§ **Exercise description**
An exact copy of all the data is required, with pictures left out.

— start —

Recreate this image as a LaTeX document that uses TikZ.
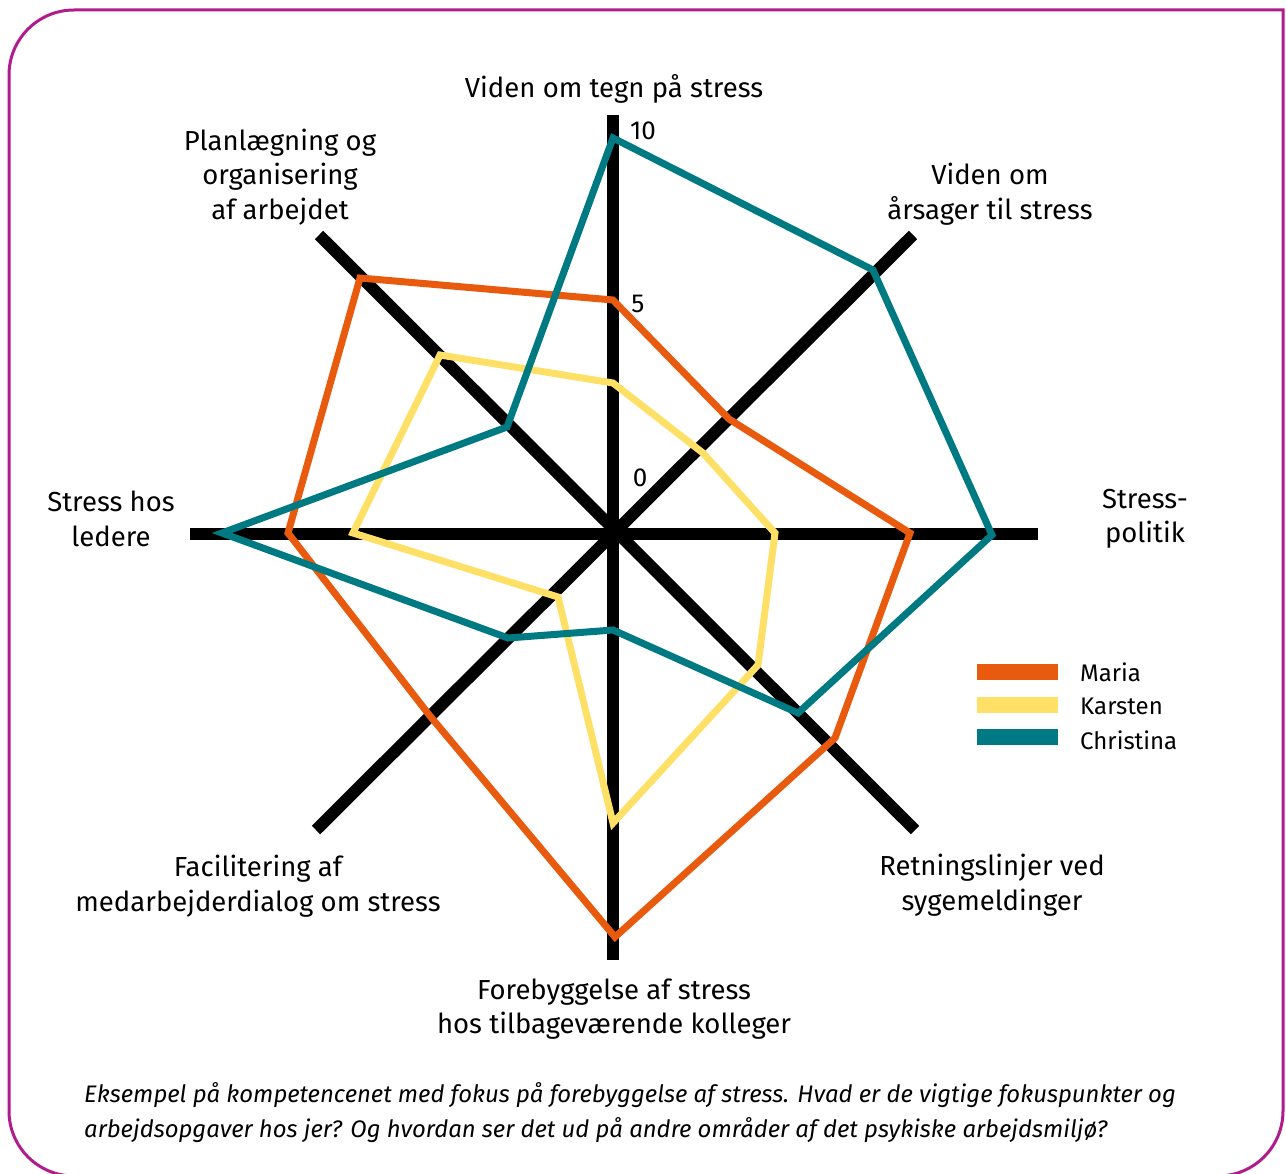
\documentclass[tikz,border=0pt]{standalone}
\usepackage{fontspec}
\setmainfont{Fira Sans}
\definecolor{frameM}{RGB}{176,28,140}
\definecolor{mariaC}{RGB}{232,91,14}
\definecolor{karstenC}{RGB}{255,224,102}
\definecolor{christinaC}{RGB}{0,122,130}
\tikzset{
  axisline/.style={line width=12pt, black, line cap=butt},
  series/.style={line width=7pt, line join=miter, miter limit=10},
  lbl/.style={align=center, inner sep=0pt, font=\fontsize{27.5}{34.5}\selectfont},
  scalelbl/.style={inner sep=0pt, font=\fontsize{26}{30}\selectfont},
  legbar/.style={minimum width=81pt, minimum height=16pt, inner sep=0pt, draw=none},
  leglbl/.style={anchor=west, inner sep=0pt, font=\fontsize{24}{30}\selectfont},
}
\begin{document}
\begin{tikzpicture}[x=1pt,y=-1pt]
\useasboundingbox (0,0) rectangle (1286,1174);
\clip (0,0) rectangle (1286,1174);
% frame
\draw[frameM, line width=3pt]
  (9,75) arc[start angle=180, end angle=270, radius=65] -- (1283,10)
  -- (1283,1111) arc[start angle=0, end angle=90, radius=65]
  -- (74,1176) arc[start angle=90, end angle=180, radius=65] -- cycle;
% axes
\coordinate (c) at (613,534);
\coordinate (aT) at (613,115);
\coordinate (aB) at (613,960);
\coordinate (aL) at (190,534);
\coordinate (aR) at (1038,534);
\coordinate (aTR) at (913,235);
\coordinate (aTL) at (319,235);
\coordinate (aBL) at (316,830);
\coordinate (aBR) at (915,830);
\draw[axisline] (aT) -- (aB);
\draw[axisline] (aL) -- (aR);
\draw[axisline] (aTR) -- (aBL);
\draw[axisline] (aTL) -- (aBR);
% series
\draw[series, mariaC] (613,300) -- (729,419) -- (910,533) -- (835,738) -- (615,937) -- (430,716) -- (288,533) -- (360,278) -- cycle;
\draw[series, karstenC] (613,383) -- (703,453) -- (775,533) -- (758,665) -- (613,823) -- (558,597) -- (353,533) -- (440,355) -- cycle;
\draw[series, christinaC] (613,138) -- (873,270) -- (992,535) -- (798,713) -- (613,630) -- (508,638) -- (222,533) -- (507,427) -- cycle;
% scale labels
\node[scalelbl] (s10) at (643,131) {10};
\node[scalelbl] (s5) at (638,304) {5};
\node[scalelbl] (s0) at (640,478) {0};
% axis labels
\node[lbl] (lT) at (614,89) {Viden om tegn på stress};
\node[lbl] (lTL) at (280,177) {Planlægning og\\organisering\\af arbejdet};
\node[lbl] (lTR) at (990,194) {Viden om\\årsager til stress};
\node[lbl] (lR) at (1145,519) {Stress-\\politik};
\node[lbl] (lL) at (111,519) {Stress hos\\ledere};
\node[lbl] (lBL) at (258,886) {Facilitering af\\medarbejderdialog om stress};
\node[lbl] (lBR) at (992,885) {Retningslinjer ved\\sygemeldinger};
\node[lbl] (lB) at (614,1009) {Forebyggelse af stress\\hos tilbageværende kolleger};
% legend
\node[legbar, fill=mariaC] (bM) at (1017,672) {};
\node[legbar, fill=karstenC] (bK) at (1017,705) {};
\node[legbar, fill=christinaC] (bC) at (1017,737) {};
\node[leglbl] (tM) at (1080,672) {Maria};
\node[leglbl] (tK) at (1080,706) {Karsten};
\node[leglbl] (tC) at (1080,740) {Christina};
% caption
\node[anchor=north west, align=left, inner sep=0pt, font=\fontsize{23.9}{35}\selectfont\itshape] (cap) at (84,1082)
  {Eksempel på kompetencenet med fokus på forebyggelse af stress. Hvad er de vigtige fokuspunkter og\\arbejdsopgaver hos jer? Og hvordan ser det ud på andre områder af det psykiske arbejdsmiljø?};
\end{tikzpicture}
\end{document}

— end —

§ **Final result**
Recreate this image as a LaTeX document that uses TikZ.
\documentclass[tikz,border=0pt]{standalone}
\usepackage{fontspec}
\setmainfont{Fira Sans}
\definecolor{frameM}{RGB}{176,28,140}
\definecolor{mariaC}{RGB}{232,91,14}
\definecolor{karstenC}{RGB}{255,224,102}
\definecolor{christinaC}{RGB}{0,122,130}
\tikzset{
  axisline/.style={line width=12pt, black, line cap=butt},
  series/.style={line width=7pt, line join=miter, miter limit=10},
  lbl/.style={align=center, inner sep=0pt, font=\fontsize{27.5}{34.5}\selectfont},
  scalelbl/.style={inner sep=0pt, font=\fontsize{26}{30}\selectfont},
  legbar/.style={minimum width=81pt, minimum height=16pt, inner sep=0pt, draw=none},
  leglbl/.style={anchor=west, inner sep=0pt, font=\fontsize{24}{30}\selectfont},
}
\begin{document}
\begin{tikzpicture}[x=1pt,y=-1pt]
\useasboundingbox (0,0) rectangle (1286,1174);
\clip (0,0) rectangle (1286,1174);
% frame
\draw[frameM, line width=3pt]
  (9,75) arc[start angle=180, end angle=270, radius=65] -- (1283,10)
  -- (1283,1111) arc[start angle=0, end angle=90, radius=65]
  -- (74,1176) arc[start angle=90, end angle=180, radius=65] -- cycle;
% axes
\coordinate (c) at (613,534);
\coordinate (aT) at (613,115);
\coordinate (aB) at (613,960);
\coordinate (aL) at (190,534);
\coordinate (aR) at (1038,534);
\coordinate (aTR) at (913,235);
\coordinate (aTL) at (319,235);
\coordinate (aBL) at (316,830);
\coordinate (aBR) at (915,830);
\draw[axisline] (aT) -- (aB);
\draw[axisline] (aL) -- (aR);
\draw[axisline] (aTR) -- (aBL);
\draw[axisline] (aTL) -- (aBR);
% series
\draw[series, mariaC] (613,300) -- (729,419) -- (910,533) -- (835,738) -- (615,937) -- (430,716) -- (288,533) -- (360,278) -- cycle;
\draw[series, karstenC] (613,383) -- (703,453) -- (775,533) -- (758,665) -- (613,823) -- (558,597) -- (353,533) -- (440,355) -- cycle;
\draw[series, christinaC] (613,138) -- (873,270) -- (992,535) -- (798,713) -- (613,630) -- (508,638) -- (222,533) -- (507,427) -- cycle;
% scale labels
\node[scalelbl] (s10) at (643,131) {10};
\node[scalelbl] (s5) at (638,304) {5};
\node[scalelbl] (s0) at (640,478) {0};
% axis labels
\node[lbl] (lT) at (614,89) {Viden om tegn på stress};
\node[lbl] (lTL) at (280,177) {Planlægning og\\organisering\\af arbejdet};
\node[lbl] (lTR) at (990,194) {Viden om\\årsager til stress};
\node[lbl] (lR) at (1145,519) {Stress-\\politik};
\node[lbl] (lL) at (111,519) {Stress hos\\ledere};
\node[lbl] (lBL) at (258,886) {Facilitering af\\medarbejderdialog om stress};
\node[lbl] (lBR) at (992,885) {Retningslinjer ved\\sygemeldinger};
\node[lbl] (lB) at (614,1009) {Forebyggelse af stress\\hos tilbageværende kolleger};
% legend
\node[legbar, fill=mariaC] (bM) at (1017,672) {};
\node[legbar, fill=karstenC] (bK) at (1017,705) {};
\node[legbar, fill=christinaC] (bC) at (1017,737) {};
\node[leglbl] (tM) at (1080,672) {Maria};
\node[leglbl] (tK) at (1080,706) {Karsten};
\node[leglbl] (tC) at (1080,740) {Christina};
% caption
\node[anchor=north west, align=left, inner sep=0pt, font=\fontsize{23.9}{35}\selectfont\itshape] (cap) at (84,1082)
  {Eksempel på kompetencenet med fokus på forebyggelse af stress. Hvad er de vigtige fokuspunkter og\\arbejdsopgaver hos jer? Og hvordan ser det ud på andre områder af det psykiske arbejdsmiljø?};
\end{tikzpicture}
\end{document}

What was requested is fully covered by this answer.